Without going into too much detail, I am currently in the process of doing something that I don't want to be doing. My first reaction is to just get wildly frustrated and spend most of my available energy seething and focusing on how I don't want to be doing this particular thing. Once I am able to let go of this feeling, I am able to get things done quickly and efficiently. I think the effect being fired up and having the right mindset can change the outcome of your performance in physics or anything else profoundly.

If you are a physics major, or considering dedicating your life to physics in some capacity, here is something you need to consider: if you don't love this, you probably shouldn't do it. If you're not interested enough in physics to talk about it casually, this is not the craft for you. If watching science shows on TV doesn't keep you from flipping the stations, consider a new course now.

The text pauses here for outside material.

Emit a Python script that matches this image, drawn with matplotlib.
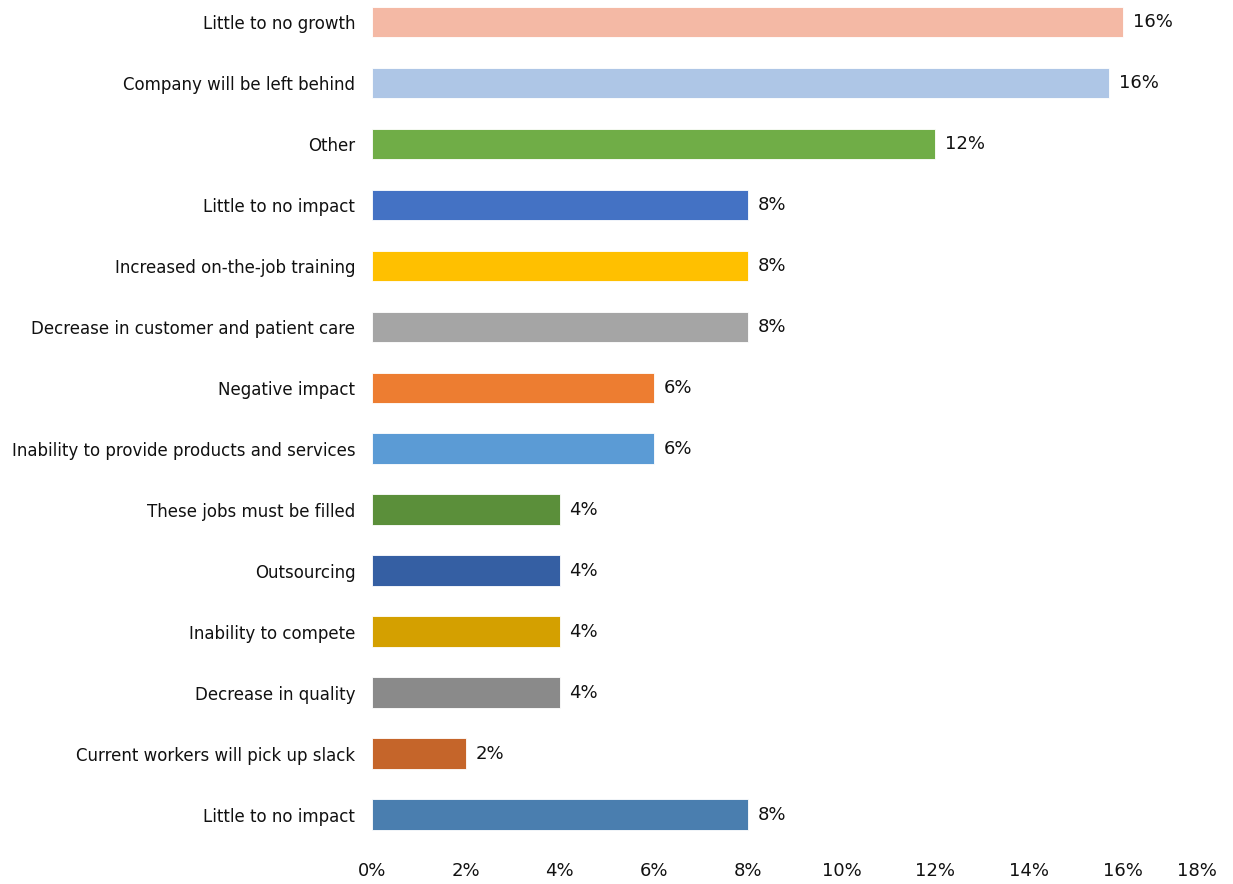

On the other hand, if reading science magazines does get you all hot and bothered, this still may not be the path for you. But it is a sign you are on the right track. There are certain courses after the entry level stuff called screen courses. They are unbearable. That is the purpose of them. They are unnecessarily time consuming and difficult. The idea is that anyone who doesn't really have a fire for this line of work will not make it through the screen. If you can't let the material consume you and embody almost every waking moment, how will you be able to do it ad infinitum for the rest of your life? However, if this is truly for you, don't lose hope. It's ok to do terrible. You will make it through.

What will help is getting fired up and being in the zone. It can magnify your focus and stimulate your curiosity to go down dark alleys on homework assignments, and not get frustrated when the problem isn't working out. Getting finished isn't the goal. Understanding what's going on is the whole purpose. The idea is to ram the material so far into your brain that the topics are no longer forebrain fuzzy ideas. They are embedded in the fabric of your consciousness. You can talk comfortably about it with professors and other classmates because you aren't constantly re-evaluating yourself on the fly. You know this stuff.

If the material is still in your frontal lobes and not in your fish brain by the time the exams come up you are not in the position you should be in for that test. Exams that I did phenomenally well on I don't remember the majority of the test period. When I was confident I could go into auto-pilot mode and let my subconscious do the work. This is how I do my best programming. I feel like I go into a sort of coma while it's going on. I kind of just stare at the screen, or homework paper blankly and let the information flow from my fingers. This is being in the zone. This is having an understanding of what you're doing. If you have to think about it, you don't know it very well.

The time between exams is for anxiety and worrying about the next exam. It's about keeping the material in your head and letting it sink deeper and deeper into the sands of your subconscious. Only when it's buried so deep that you don't even really know it's there will you be truly prepared to move forward.